*Recorded data*:
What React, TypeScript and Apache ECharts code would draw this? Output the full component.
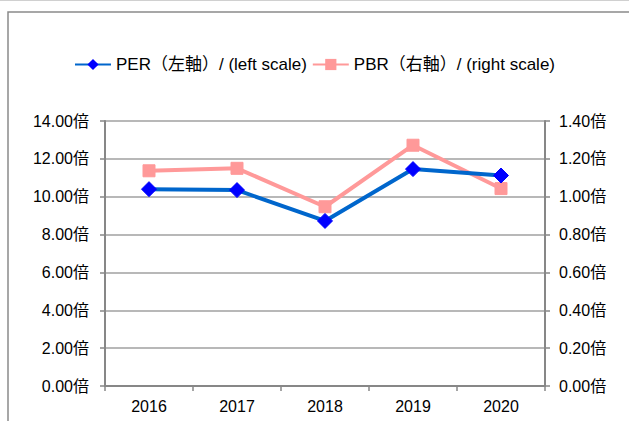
import React, { useEffect, useRef } from "react";
import * as echarts from "echarts";

const categories = ["2016", "2017", "2018", "2019", "2020"];
const perValues = [10.4, 10.35, 8.72, 11.46, 11.12];
const pbrValues = [1.137, 1.15, 0.947, 1.272, 1.043];
const perName = "PER（左軸）/ (left scale)";
const pbrName = "PBR（右軸）/ (right scale)";

const FONT = "'Liberation Sans', Arial, 'Noto Sans CJK JP', sans-serif";
const FS = 16;

export default function App() {
  const ref = useRef<HTMLDivElement>(null);
  useEffect(() => {
    if (!ref.current) return;
    const chart = echarts.init(ref.current, undefined, { renderer: "svg" });
    const axisLine = { show: true, lineStyle: { color: "#878787", width: 2 } };
    chart.setOption({
      animation: false,
      backgroundColor: "#ffffff",
      textStyle: { fontFamily: FONT },
      graphic: [
        { type: "line", shape: { x1: 0, y1: 0.5, x2: 629, y2: 0.5 }, style: { stroke: "#d0d0d0", lineWidth: 1 } },
        { type: "rect", shape: { x: 8, y: 12, width: 700, height: 500 }, style: { fill: "none", stroke: "#8a8a8a", lineWidth: 1.5 } },
      ],
      legend: {
        top: 51,
        left: "center",
        itemWidth: 36,
        itemHeight: 14,
        itemGap: 5,
        textStyle: { fontSize: 17, color: "#000", fontFamily: FONT },
        data: [perName, pbrName],
      },
      grid: { left: 105, right: 84, top: 121, bottom: 35, containLabel: false },
      xAxis: {
        type: "category",
        data: categories,
        boundaryGap: true,
        axisLine,
        axisTick: { show: true, length: 5, inside: false, lineStyle: { color: "#878787", width: 1.5 } },
        axisLabel: { fontSize: FS, color: "#000", margin: 12, fontFamily: FONT },
      },
      yAxis: [
        {
          type: "value",
          min: 0,
          max: 14,
          interval: 2,
          position: "left",
          axisLine,
          axisTick: { show: true, length: 5, lineStyle: { color: "#878787", width: 1.5 } },
          splitLine: { show: true, lineStyle: { color: "#a0a0a0", width: 1.5 } },
          axisLabel: { fontSize: FS, color: "#000", margin: 16, fontFamily: FONT, formatter: (v: number) => v.toFixed(2) + "倍" },
        },
        {
          type: "value",
          min: 0,
          max: 1.4,
          interval: 0.2,
          position: "right",
          axisLine,
          axisTick: { show: true, length: 5, lineStyle: { color: "#878787", width: 1.5 } },
          splitLine: { show: false },
          axisLabel: { fontSize: FS, color: "#000", margin: 14, fontFamily: FONT, formatter: (v: number) => v.toFixed(2) + "倍" },
        },
      ],
      series: [
        {
          name: perName,
          type: "line",
          yAxisIndex: 0,
          data: perValues,
          symbol: "diamond",
          symbolSize: 15,
          lineStyle: { color: "#0066CC", width: 4 },
          itemStyle: { color: "#0000FF", borderColor: "#0000FF" },
          z: 3,
        },
        {
          name: pbrName,
          type: "line",
          yAxisIndex: 1,
          data: pbrValues,
          symbol: "rect",
          symbolSize: 12,
          lineStyle: { color: "#FF9999", width: 4 },
          itemStyle: { color: "#FF9999", borderColor: "#FF9999" },
          z: 2,
        },
      ],
    });
    return () => chart.dispose();
  }, []);
  return <div ref={ref} style={{ position: "fixed", left: 0, top: 0, width: 629, height: 421 }} />;
}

*Short task*: Repeat, word for word and with no pictures, only the lines running from the beginning of the data to the line that contains "const FS = 16;".

*Full output*:
What React, TypeScript and Apache ECharts code would draw this? Output the full component.
import React, { useEffect, useRef } from "react";
import * as echarts from "echarts";

const categories = ["2016", "2017", "2018", "2019", "2020"];
const perValues = [10.4, 10.35, 8.72, 11.46, 11.12];
const pbrValues = [1.137, 1.15, 0.947, 1.272, 1.043];
const perName = "PER（左軸）/ (left scale)";
const pbrName = "PBR（右軸）/ (right scale)";

const FONT = "'Liberation Sans', Arial, 'Noto Sans CJK JP', sans-serif";
const FS = 16;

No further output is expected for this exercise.